• _The task_
Return all the data below as it stands, minus the pictures.

• _Given data_

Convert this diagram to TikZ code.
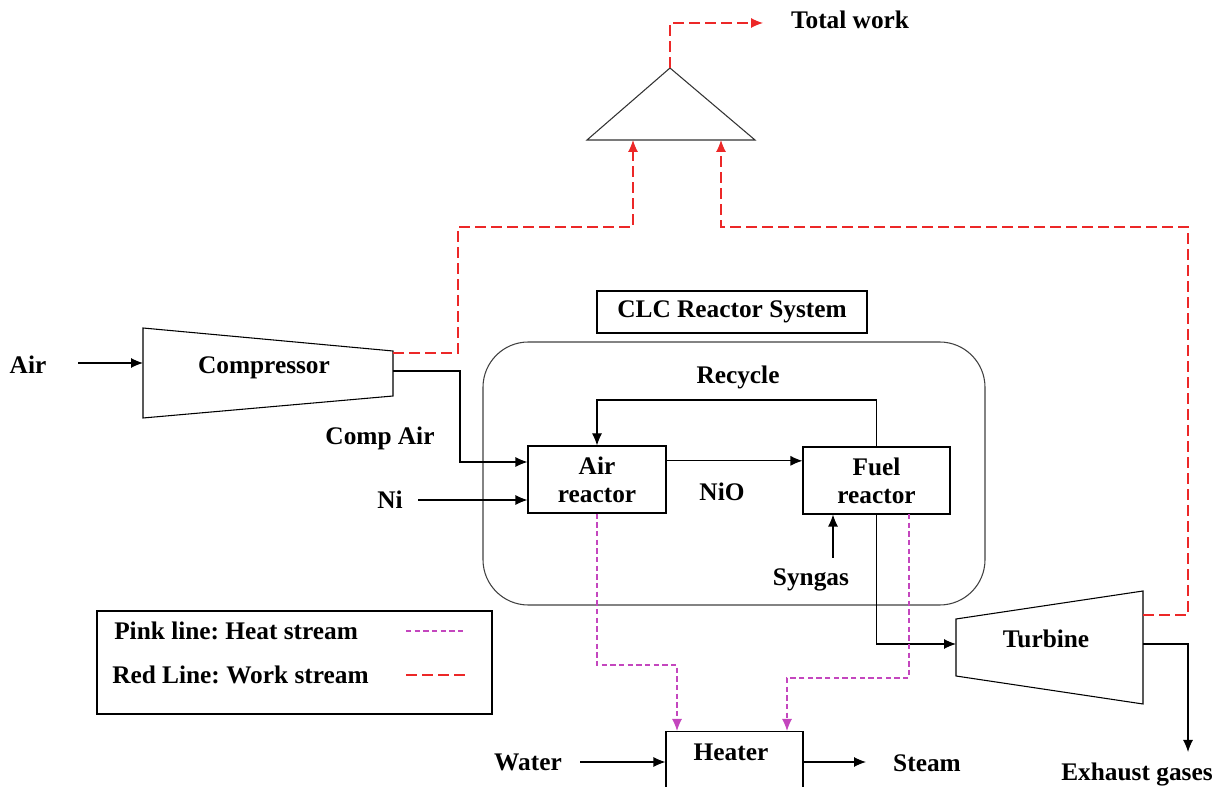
\documentclass[tikz,border=0pt]{standalone}
\usepackage{fontspec}
\setmainfont{Liberation Serif}
\usepackage{tikz}
\usetikzlibrary{arrows.meta, positioning}
\usepackage{xcolor}
\definecolor{workred}{RGB}{236,40,40}
\definecolor{heatpink}{RGB}{196,70,190}

\begin{document}
\begin{tikzpicture}[x=0.75pt,y=0.75pt,yscale=-1,xscale=1,
    lbl/.style={font=\fontsize{19}{21}\selectfont\bfseries\frenchspacing, inner sep=0.75pt, align=center},
    unit/.style={draw, line width=0.8pt, inner sep=0pt, align=center, font=\fontsize{19}{21}\selectfont\bfseries},
    tip/.style={-{Latex[length=9pt,width=7.5pt]}},
    flow/.style={line width=0.8pt, tip},
    work/.style={workred, line width=0.8pt, dash pattern=on 8pt off 4pt},
    heat/.style={heatpink, line width=0.9pt, dash pattern=on 4pt off 2.5pt}]
        \useasboundingbox (0,0) rectangle (1222,787);
        % Mixer (triangle)
        \draw [line width=0.8pt, black!80] (587,140) -- (670,68) -- (755,140) -- cycle ;
        \coordinate (tri-top) at (670,68);
        \coordinate (tri-l) at (633,140);
        \coordinate (tri-r) at (721,140);
        % Compressor
        \draw [line width=0.8pt] (143,328) -- (393,351) -- (393,396) -- (143,418) -- cycle ;
        \coordinate (comp-in) at (143,363);
        \coordinate (comp-w) at (393,353);
        \coordinate (comp-out) at (393,371);
        % Turbine
        \draw [line width=0.8pt] (956,619) -- (1143,591) -- (1143,704) -- (956,676) -- cycle ;
        \coordinate (turb-in) at (956,644);
        \coordinate (turb-w) at (1143,615);
        \coordinate (turb-out) at (1143,644);
        % Boxes
        \node [draw=black!75, line width=0.8pt, rounded corners=34pt, minimum width=376.5pt, minimum height=197.25pt] (clc) at (734,473.5) {};
        \node [unit, minimum width=202.5pt, minimum height=31.5pt] (clc-title) at (732,312) {CLC Reactor System};
        \node [unit, minimum width=103.5pt, minimum height=50.25pt] (ar) at (597,479.5) {Air\\reactor};
        \node [unit, minimum width=110.25pt, minimum height=50.25pt] (fr) at (876.5,480.5) {Fuel\\reactor};
        \node [unit, minimum width=102.75pt, minimum height=60pt, anchor=north] (heater) at (734.5,731) {};
        \node [unit, minimum width=296.25pt, minimum height=77.25pt] (legend) at (294.5,662.5) {};
        % Text Node
        \node [lbl] (air) at (28,365) {Air};
        \node [lbl] (comp-lbl) at (264,368) {Compressor};
        \node [lbl] (comp-air) at (380,438) {Comp Air};
        \node [lbl] (ni) at (390,500) {Ni};
        \node [lbl] (recycle) at (738,377) {Recycle};
        \node [lbl] (nio) at (722,492) {NiO};
        \node [lbl] (syngas) at (811,580) {Syngas};
        \node [lbl] (turb-lbl) at (1046,639) {Turbine};
        \node [lbl] (total) at (850,20) {Total work};
        \node [lbl] (exhaust) at (1137,775) {Exhaust gases};
        \node [lbl] (water) at (528,762) {Water};
        \node [lbl] (steam) at (927,763) {Steam};
        \node [lbl] (heater-lbl) at (731,752) {Heater};
        \node [lbl, anchor=west] (lg-heat) at (113,631) {Pink line: Heat stream};
        \node [lbl, anchor=west] (lg-work) at (111,675) {Red Line: Work stream};
        % free ends
        \coordinate (air-start) at (78,363);
        \coordinate (ni-start) at (418,500);
        \coordinate (ca) at (460,462);
        \coordinate (rc) at (700,400);
        \coordinate (sg-start) at (833,558);
        \coordinate (ex-end) at (1188,752);
        \coordinate (w-start) at (580,762);
        \coordinate (st-end) at (866,762);
        \coordinate (wk1) at (458,227);
        \coordinate (wk2) at (1188,227);
        \coordinate (work-end) at (763,23);
        \coordinate (fr-q) at (909,514);
        \coordinate (hl) at (677,665);
        \coordinate (hr) at (787,678);
        \coordinate (heat-l) at (677,731);
        \coordinate (heat-r) at (787,731);
        % Material streams
        \draw [flow] (air-start) -- (comp-in) ;
        \draw [flow] (comp-out) -| (ca) -- (ca -| ar.west) ;
        \draw [flow] (ni-start) -- (ni-start -| ar.west) ;
        \draw [flow] ([yshift=-14pt]ar.east) -- ([yshift=-14pt]ar.east -| fr.west) ;
        \draw [flow] (fr.north) |- (rc) -| (ar.north) ;
        \draw [flow] (sg-start) -- (sg-start |- fr.south) ;
        \draw [flow] (fr.south) |- (turb-in) ;
        \draw [flow] (turb-out) -| (ex-end) ;
        \draw [flow] (w-start) -- (w-start -| heater.west) ;
        \draw [flow] (heater.east |- st-end) -- (st-end) ;
        % Work streams
        \draw [work, tip] (comp-w) -| (wk1) -| (tri-l) ;
        \draw [work, tip] (turb-w) -| (wk2) -| (tri-r) ;
        \draw [work, tip] (tri-top) |- (work-end) ;
        % Heat streams
        \draw [heat, tip] (ar.south) |- (hl) -- (heat-l) ;
        \draw [heat, tip] (fr-q) |- (hr) -- (heat-r) ;
        % Legend lines
        \coordinate (lp1) at (406,631);
        \coordinate (lp2) at (465,631);
        \coordinate (lw1) at (406,675);
        \coordinate (lw2) at (465,675);
        \draw [heat] (lp1) -- (lp2) ;
        \draw [work] (lw1) -- (lw2) ;
\end{tikzpicture}
\end{document}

• _Exercise solution_
Convert this diagram to TikZ code.
\documentclass[tikz,border=0pt]{standalone}
\usepackage{fontspec}
\setmainfont{Liberation Serif}
\usepackage{tikz}
\usetikzlibrary{arrows.meta, positioning}
\usepackage{xcolor}
\definecolor{workred}{RGB}{236,40,40}
\definecolor{heatpink}{RGB}{196,70,190}

\begin{document}
\begin{tikzpicture}[x=0.75pt,y=0.75pt,yscale=-1,xscale=1,
    lbl/.style={font=\fontsize{19}{21}\selectfont\bfseries\frenchspacing, inner sep=0.75pt, align=center},
    unit/.style={draw, line width=0.8pt, inner sep=0pt, align=center, font=\fontsize{19}{21}\selectfont\bfseries},
    tip/.style={-{Latex[length=9pt,width=7.5pt]}},
    flow/.style={line width=0.8pt, tip},
    work/.style={workred, line width=0.8pt, dash pattern=on 8pt off 4pt},
    heat/.style={heatpink, line width=0.9pt, dash pattern=on 4pt off 2.5pt}]
        \useasboundingbox (0,0) rectangle (1222,787);
        % Mixer (triangle)
        \draw [line width=0.8pt, black!80] (587,140) -- (670,68) -- (755,140) -- cycle ;
        \coordinate (tri-top) at (670,68);
        \coordinate (tri-l) at (633,140);
        \coordinate (tri-r) at (721,140);
        % Compressor
        \draw [line width=0.8pt] (143,328) -- (393,351) -- (393,396) -- (143,418) -- cycle ;
        \coordinate (comp-in) at (143,363);
        \coordinate (comp-w) at (393,353);
        \coordinate (comp-out) at (393,371);
        % Turbine
        \draw [line width=0.8pt] (956,619) -- (1143,591) -- (1143,704) -- (956,676) -- cycle ;
        \coordinate (turb-in) at (956,644);
        \coordinate (turb-w) at (1143,615);
        \coordinate (turb-out) at (1143,644);
        % Boxes
        \node [draw=black!75, line width=0.8pt, rounded corners=34pt, minimum width=376.5pt, minimum height=197.25pt] (clc) at (734,473.5) {};
        \node [unit, minimum width=202.5pt, minimum height=31.5pt] (clc-title) at (732,312) {CLC Reactor System};
        \node [unit, minimum width=103.5pt, minimum height=50.25pt] (ar) at (597,479.5) {Air\\reactor};
        \node [unit, minimum width=110.25pt, minimum height=50.25pt] (fr) at (876.5,480.5) {Fuel\\reactor};
        \node [unit, minimum width=102.75pt, minimum height=60pt, anchor=north] (heater) at (734.5,731) {};
        \node [unit, minimum width=296.25pt, minimum height=77.25pt] (legend) at (294.5,662.5) {};
        % Text Node
        \node [lbl] (air) at (28,365) {Air};
        \node [lbl] (comp-lbl) at (264,368) {Compressor};
        \node [lbl] (comp-air) at (380,438) {Comp Air};
        \node [lbl] (ni) at (390,500) {Ni};
        \node [lbl] (recycle) at (738,377) {Recycle};
        \node [lbl] (nio) at (722,492) {NiO};
        \node [lbl] (syngas) at (811,580) {Syngas};
        \node [lbl] (turb-lbl) at (1046,639) {Turbine};
        \node [lbl] (total) at (850,20) {Total work};
        \node [lbl] (exhaust) at (1137,775) {Exhaust gases};
        \node [lbl] (water) at (528,762) {Water};
        \node [lbl] (steam) at (927,763) {Steam};
        \node [lbl] (heater-lbl) at (731,752) {Heater};
        \node [lbl, anchor=west] (lg-heat) at (113,631) {Pink line: Heat stream};
        \node [lbl, anchor=west] (lg-work) at (111,675) {Red Line: Work stream};
        % free ends
        \coordinate (air-start) at (78,363);
        \coordinate (ni-start) at (418,500);
        \coordinate (ca) at (460,462);
        \coordinate (rc) at (700,400);
        \coordinate (sg-start) at (833,558);
        \coordinate (ex-end) at (1188,752);
        \coordinate (w-start) at (580,762);
        \coordinate (st-end) at (866,762);
        \coordinate (wk1) at (458,227);
        \coordinate (wk2) at (1188,227);
        \coordinate (work-end) at (763,23);
        \coordinate (fr-q) at (909,514);
        \coordinate (hl) at (677,665);
        \coordinate (hr) at (787,678);
        \coordinate (heat-l) at (677,731);
        \coordinate (heat-r) at (787,731);
        % Material streams
        \draw [flow] (air-start) -- (comp-in) ;
        \draw [flow] (comp-out) -| (ca) -- (ca -| ar.west) ;
        \draw [flow] (ni-start) -- (ni-start -| ar.west) ;
        \draw [flow] ([yshift=-14pt]ar.east) -- ([yshift=-14pt]ar.east -| fr.west) ;
        \draw [flow] (fr.north) |- (rc) -| (ar.north) ;
        \draw [flow] (sg-start) -- (sg-start |- fr.south) ;
        \draw [flow] (fr.south) |- (turb-in) ;
        \draw [flow] (turb-out) -| (ex-end) ;
        \draw [flow] (w-start) -- (w-start -| heater.west) ;
        \draw [flow] (heater.east |- st-end) -- (st-end) ;
        % Work streams
        \draw [work, tip] (comp-w) -| (wk1) -| (tri-l) ;
        \draw [work, tip] (turb-w) -| (wk2) -| (tri-r) ;
        \draw [work, tip] (tri-top) |- (work-end) ;
        % Heat streams
        \draw [heat, tip] (ar.south) |- (hl) -- (heat-l) ;
        \draw [heat, tip] (fr-q) |- (hr) -- (heat-r) ;
        % Legend lines
        \coordinate (lp1) at (406,631);
        \coordinate (lp2) at (465,631);
        \coordinate (lw1) at (406,675);
        \coordinate (lw2) at (465,675);
        \draw [heat] (lp1) -- (lp2) ;
        \draw [work] (lw1) -- (lw2) ;
\end{tikzpicture}
\end{document}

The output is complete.